_Written problem_
Return precisely the span of lines from the top of the material below to the line containing "const quarters = primeYield.map((_, i)", both included. Pictures are excluded.

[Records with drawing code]
########################################

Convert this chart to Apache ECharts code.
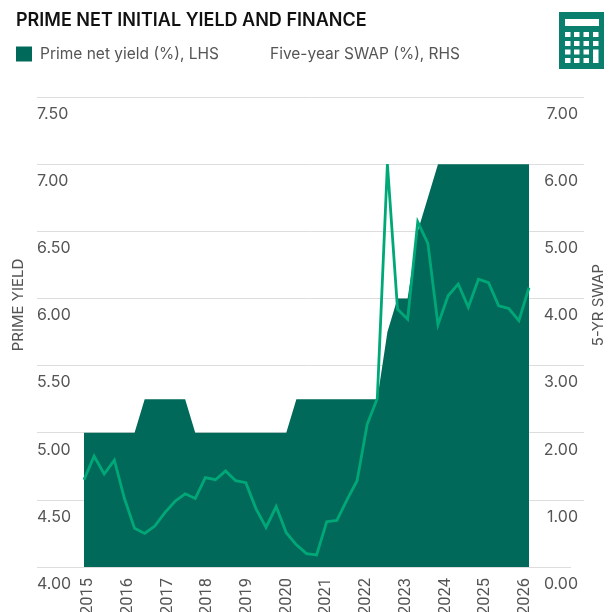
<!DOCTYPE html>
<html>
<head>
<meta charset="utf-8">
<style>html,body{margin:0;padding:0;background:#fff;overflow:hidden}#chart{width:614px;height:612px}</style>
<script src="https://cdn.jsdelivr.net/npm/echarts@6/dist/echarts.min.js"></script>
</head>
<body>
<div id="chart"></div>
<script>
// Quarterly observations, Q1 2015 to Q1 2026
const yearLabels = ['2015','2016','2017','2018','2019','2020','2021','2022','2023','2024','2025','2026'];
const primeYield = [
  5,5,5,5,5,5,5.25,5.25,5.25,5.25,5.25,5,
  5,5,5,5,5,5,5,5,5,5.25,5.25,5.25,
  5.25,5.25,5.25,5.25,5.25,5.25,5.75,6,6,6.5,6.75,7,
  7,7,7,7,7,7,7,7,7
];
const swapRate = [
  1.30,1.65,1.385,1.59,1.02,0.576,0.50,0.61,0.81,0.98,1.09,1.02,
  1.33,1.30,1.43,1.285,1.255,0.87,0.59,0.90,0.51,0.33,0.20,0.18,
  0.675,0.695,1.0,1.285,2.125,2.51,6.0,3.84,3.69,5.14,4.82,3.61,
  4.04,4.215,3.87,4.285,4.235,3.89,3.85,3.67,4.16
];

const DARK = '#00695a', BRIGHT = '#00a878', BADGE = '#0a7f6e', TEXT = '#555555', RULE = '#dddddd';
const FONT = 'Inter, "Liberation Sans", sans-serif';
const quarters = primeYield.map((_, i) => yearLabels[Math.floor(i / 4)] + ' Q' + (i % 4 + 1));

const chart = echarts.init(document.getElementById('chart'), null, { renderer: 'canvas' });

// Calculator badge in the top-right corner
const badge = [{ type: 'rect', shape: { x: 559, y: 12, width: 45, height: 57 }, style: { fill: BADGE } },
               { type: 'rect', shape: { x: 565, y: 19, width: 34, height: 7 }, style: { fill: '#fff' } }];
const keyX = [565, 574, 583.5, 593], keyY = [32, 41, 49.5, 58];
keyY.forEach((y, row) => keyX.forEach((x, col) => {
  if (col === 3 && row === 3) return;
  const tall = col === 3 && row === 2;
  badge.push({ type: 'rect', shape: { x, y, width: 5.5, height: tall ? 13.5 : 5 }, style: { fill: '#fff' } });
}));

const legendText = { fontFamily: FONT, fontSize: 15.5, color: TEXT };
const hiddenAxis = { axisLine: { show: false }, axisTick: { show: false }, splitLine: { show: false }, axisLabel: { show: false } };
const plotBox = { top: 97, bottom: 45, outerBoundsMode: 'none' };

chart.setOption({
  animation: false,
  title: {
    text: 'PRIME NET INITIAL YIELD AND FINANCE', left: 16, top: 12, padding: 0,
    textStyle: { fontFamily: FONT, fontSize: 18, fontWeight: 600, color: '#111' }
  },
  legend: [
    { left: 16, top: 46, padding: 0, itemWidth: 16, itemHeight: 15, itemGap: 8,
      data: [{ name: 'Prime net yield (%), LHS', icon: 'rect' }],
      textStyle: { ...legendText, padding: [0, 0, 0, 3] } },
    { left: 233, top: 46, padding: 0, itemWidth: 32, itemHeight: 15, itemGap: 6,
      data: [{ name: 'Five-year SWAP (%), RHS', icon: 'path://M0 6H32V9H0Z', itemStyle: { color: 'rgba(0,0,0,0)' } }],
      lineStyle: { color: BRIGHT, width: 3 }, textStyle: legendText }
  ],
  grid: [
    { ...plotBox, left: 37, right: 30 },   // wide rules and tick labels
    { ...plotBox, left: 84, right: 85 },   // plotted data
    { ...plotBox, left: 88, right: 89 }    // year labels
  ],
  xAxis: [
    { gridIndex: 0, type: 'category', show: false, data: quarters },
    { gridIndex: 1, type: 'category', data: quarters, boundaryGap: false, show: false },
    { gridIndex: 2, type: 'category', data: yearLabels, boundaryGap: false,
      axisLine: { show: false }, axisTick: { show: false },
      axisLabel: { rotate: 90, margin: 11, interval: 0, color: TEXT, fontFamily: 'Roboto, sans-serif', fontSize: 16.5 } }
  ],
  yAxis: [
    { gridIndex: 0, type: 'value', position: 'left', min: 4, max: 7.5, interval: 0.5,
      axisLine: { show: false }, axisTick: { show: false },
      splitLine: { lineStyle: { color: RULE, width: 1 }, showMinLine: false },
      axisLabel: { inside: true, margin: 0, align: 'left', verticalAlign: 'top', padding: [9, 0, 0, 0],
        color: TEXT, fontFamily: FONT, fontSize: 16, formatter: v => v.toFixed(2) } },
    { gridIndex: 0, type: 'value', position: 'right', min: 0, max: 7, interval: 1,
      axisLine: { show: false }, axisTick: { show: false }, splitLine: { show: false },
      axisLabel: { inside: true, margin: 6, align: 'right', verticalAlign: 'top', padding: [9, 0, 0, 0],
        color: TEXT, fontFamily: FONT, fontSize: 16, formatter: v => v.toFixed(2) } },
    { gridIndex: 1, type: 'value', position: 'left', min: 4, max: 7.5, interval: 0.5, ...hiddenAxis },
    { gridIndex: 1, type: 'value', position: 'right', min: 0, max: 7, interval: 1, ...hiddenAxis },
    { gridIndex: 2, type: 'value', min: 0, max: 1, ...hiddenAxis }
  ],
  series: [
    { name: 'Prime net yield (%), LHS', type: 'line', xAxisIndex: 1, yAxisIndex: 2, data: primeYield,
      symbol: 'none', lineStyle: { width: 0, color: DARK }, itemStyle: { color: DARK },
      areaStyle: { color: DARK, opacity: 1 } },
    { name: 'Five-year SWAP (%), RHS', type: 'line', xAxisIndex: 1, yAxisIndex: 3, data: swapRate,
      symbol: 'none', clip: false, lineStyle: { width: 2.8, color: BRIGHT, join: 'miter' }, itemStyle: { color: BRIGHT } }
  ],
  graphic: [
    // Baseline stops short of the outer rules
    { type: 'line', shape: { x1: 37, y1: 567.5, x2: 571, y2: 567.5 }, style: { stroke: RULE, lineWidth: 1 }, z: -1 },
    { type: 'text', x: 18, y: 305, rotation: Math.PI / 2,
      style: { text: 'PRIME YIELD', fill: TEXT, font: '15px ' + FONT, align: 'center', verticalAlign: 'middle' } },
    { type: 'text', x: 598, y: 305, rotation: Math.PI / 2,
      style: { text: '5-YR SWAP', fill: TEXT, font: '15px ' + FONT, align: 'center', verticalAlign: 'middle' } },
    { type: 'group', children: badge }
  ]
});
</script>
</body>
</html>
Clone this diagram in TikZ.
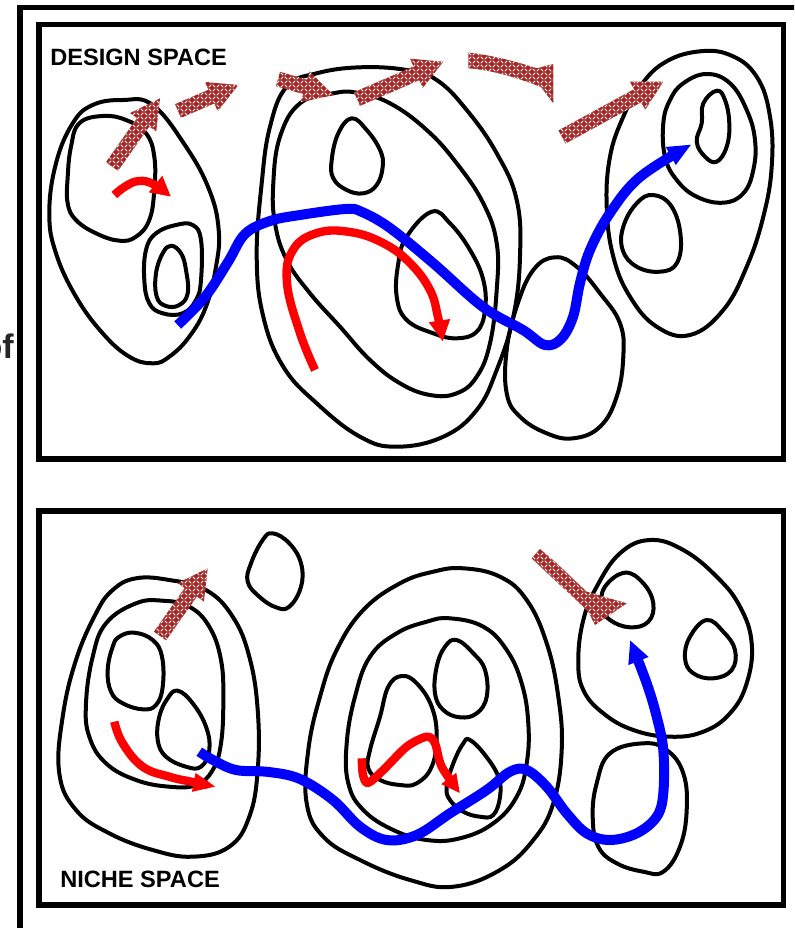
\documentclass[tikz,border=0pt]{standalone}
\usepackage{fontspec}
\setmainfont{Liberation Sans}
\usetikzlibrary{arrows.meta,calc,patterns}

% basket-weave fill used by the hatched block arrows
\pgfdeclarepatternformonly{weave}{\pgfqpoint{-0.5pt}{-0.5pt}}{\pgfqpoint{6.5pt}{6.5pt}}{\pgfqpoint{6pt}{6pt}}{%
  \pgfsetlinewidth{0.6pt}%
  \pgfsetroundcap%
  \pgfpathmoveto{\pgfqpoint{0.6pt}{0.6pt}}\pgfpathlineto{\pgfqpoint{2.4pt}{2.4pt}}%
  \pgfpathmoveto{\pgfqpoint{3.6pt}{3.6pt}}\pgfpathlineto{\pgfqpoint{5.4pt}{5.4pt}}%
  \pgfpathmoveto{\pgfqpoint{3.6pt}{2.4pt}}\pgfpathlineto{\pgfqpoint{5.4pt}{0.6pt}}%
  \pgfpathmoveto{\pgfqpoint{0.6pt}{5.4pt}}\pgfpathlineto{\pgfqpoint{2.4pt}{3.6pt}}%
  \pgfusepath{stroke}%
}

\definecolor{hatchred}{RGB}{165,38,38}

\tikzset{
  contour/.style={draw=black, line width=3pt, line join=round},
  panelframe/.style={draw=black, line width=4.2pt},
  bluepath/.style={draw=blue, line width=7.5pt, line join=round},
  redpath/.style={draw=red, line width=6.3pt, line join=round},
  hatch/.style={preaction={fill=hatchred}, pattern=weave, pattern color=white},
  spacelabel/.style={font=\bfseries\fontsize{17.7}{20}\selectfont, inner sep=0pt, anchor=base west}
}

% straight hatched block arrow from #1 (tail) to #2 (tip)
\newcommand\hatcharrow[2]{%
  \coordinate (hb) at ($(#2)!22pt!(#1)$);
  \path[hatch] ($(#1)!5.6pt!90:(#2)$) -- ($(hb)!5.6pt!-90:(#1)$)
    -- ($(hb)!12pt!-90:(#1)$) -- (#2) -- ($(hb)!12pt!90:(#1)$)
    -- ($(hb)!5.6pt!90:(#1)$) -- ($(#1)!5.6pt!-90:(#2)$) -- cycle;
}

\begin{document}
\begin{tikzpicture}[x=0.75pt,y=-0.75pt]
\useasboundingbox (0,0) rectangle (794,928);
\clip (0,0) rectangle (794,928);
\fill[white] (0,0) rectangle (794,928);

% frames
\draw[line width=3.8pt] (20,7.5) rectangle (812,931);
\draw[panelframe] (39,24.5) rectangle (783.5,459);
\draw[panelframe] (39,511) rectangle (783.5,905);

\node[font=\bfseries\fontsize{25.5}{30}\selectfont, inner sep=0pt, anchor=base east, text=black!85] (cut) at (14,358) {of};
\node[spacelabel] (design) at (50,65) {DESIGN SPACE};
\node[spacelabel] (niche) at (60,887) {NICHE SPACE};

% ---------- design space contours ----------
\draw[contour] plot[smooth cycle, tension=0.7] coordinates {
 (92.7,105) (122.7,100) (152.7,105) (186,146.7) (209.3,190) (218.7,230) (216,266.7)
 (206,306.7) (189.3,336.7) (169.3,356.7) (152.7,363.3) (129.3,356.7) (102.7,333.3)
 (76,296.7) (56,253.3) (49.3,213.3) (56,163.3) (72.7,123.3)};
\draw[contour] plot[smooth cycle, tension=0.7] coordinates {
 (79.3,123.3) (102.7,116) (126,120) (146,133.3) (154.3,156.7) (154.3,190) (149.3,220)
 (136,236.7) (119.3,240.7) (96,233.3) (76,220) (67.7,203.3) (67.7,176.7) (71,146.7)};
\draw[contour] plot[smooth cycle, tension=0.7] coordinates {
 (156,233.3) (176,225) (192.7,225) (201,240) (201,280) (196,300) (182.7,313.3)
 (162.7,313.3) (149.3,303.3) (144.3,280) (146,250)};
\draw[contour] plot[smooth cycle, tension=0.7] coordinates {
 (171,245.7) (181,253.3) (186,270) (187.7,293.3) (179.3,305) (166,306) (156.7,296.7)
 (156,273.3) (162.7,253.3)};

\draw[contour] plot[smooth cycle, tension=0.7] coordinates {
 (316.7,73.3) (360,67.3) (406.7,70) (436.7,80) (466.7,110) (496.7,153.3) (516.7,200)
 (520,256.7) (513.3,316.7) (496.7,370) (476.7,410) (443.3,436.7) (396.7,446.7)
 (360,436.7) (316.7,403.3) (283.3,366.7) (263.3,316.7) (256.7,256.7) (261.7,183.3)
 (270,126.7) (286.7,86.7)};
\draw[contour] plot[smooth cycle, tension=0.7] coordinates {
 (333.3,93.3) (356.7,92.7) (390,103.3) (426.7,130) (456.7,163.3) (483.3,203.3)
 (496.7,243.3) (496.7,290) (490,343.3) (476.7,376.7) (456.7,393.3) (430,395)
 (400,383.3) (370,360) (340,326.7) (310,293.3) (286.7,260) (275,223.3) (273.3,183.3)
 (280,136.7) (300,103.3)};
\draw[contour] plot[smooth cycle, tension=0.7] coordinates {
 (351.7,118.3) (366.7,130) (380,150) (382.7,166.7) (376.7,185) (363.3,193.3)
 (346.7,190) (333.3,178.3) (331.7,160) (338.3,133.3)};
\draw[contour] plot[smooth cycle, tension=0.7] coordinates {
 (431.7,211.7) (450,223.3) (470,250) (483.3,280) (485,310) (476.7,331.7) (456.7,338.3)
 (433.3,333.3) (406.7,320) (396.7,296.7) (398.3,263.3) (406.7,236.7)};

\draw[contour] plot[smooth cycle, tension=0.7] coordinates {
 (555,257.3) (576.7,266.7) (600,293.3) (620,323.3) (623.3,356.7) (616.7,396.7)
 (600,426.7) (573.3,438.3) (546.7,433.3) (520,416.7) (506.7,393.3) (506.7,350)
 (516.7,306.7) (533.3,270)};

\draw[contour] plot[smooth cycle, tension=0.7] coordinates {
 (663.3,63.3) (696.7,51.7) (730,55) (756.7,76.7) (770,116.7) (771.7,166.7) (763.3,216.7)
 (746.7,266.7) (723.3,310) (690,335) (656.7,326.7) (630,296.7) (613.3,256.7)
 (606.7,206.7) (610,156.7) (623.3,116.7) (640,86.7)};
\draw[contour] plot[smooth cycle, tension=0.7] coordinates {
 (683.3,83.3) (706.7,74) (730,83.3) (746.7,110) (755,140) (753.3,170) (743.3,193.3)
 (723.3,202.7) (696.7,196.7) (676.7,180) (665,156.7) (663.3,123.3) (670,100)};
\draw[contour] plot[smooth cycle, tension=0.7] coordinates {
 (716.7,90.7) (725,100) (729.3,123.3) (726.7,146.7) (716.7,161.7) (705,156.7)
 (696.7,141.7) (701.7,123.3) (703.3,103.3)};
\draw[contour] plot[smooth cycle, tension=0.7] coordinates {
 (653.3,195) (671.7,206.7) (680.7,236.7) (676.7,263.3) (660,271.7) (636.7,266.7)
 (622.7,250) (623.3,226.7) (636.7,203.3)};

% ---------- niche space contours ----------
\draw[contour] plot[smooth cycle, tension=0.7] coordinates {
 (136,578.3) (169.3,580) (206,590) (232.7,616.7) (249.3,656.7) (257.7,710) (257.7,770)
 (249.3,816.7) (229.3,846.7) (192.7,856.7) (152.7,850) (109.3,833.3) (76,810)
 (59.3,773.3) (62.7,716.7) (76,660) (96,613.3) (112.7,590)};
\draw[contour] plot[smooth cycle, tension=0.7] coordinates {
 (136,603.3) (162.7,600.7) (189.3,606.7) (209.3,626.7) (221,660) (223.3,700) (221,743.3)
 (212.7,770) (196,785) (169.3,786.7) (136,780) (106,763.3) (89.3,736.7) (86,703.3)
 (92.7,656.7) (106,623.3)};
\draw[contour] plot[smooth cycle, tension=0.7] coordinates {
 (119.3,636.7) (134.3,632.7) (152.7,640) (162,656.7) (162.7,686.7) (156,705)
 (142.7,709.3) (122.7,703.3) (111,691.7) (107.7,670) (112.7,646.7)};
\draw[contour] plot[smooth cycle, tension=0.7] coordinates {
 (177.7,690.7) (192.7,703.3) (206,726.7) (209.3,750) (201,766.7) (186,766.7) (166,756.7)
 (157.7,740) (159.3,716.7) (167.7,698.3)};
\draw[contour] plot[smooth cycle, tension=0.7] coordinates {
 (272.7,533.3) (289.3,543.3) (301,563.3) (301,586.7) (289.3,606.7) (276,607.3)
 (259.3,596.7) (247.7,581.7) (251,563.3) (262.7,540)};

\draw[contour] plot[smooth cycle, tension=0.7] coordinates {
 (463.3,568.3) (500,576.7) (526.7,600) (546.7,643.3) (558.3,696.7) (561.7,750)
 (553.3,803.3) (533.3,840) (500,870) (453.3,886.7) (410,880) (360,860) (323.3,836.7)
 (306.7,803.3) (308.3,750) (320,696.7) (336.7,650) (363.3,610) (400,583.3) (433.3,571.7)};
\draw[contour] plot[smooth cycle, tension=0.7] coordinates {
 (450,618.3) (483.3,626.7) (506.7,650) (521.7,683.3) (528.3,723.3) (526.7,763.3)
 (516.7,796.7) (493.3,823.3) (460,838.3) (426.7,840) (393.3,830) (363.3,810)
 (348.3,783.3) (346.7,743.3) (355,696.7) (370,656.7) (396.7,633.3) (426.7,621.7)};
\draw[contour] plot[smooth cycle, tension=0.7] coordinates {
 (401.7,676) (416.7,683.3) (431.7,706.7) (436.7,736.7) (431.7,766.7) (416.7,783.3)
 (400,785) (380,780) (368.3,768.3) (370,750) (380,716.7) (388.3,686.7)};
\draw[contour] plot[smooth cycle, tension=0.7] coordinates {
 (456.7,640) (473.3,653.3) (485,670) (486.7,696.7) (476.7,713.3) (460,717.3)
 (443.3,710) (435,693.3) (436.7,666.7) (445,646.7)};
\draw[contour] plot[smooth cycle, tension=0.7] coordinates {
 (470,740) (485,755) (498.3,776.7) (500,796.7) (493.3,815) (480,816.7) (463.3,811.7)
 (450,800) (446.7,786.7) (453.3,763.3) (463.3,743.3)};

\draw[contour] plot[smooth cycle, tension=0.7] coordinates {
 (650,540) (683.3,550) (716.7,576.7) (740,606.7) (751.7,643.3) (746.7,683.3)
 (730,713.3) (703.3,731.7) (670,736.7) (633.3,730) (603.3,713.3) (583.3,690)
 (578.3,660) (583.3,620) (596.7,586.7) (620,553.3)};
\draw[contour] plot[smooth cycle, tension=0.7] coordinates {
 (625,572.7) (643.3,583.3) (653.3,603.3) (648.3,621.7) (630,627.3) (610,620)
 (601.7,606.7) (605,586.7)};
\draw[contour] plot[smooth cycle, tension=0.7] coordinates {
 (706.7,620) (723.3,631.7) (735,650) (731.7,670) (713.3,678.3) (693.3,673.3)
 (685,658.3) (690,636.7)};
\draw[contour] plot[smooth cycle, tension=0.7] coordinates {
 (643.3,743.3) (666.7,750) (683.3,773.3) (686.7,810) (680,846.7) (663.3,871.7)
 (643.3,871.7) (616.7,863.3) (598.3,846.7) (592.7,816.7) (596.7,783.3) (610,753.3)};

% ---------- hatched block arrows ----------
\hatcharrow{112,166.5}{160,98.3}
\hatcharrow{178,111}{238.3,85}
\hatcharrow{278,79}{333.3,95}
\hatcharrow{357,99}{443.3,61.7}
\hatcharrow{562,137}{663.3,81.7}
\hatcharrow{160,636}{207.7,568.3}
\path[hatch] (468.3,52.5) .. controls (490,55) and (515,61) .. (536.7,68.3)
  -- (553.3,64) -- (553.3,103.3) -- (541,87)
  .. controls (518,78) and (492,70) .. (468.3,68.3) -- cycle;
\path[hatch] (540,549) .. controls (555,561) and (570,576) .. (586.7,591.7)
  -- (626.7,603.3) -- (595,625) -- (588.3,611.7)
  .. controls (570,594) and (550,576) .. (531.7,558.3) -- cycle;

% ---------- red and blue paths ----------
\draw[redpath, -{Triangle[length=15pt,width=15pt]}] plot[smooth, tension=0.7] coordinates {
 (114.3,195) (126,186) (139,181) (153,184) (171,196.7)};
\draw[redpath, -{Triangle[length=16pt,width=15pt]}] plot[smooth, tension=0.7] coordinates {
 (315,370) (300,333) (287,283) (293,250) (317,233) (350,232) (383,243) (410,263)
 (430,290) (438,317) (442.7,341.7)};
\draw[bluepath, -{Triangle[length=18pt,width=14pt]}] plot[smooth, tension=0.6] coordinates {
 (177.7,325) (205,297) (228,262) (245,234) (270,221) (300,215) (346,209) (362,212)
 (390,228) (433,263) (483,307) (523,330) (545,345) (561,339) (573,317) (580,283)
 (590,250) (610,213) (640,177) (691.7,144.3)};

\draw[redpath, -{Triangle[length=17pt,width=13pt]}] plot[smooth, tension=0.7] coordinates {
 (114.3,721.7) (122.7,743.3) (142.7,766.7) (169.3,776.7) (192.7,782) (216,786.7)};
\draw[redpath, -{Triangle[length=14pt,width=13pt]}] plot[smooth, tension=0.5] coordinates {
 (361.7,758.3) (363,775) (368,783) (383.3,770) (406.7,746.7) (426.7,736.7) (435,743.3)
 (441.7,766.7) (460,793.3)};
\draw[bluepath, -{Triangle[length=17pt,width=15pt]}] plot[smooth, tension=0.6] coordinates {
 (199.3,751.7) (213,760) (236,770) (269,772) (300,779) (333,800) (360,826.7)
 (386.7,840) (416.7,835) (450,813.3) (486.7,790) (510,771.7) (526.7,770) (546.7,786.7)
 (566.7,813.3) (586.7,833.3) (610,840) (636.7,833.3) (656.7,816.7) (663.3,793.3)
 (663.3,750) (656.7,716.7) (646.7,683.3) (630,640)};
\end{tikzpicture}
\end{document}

########################################

_Result of the exercise_
Convert this chart to Apache ECharts code.
<!DOCTYPE html>
<html>
<head>
<meta charset="utf-8">
<style>html,body{margin:0;padding:0;background:#fff;overflow:hidden}#chart{width:614px;height:612px}</style>
<script src="https://cdn.jsdelivr.net/npm/echarts@6/dist/echarts.min.js"></script>
</head>
<body>
<div id="chart"></div>
<script>
// Quarterly observations, Q1 2015 to Q1 2026
const yearLabels = ['2015','2016','2017','2018','2019','2020','2021','2022','2023','2024','2025','2026'];
const primeYield = [
  5,5,5,5,5,5,5.25,5.25,5.25,5.25,5.25,5,
  5,5,5,5,5,5,5,5,5,5.25,5.25,5.25,
  5.25,5.25,5.25,5.25,5.25,5.25,5.75,6,6,6.5,6.75,7,
  7,7,7,7,7,7,7,7,7
];
const swapRate = [
  1.30,1.65,1.385,1.59,1.02,0.576,0.50,0.61,0.81,0.98,1.09,1.02,
  1.33,1.30,1.43,1.285,1.255,0.87,0.59,0.90,0.51,0.33,0.20,0.18,
  0.675,0.695,1.0,1.285,2.125,2.51,6.0,3.84,3.69,5.14,4.82,3.61,
  4.04,4.215,3.87,4.285,4.235,3.89,3.85,3.67,4.16
];

const DARK = '#00695a', BRIGHT = '#00a878', BADGE = '#0a7f6e', TEXT = '#555555', RULE = '#dddddd';
const FONT = 'Inter, "Liberation Sans", sans-serif';
const quarters = primeYield.map((_, i) => yearLabels[Math.floor(i / 4)] + ' Q' + (i % 4 + 1));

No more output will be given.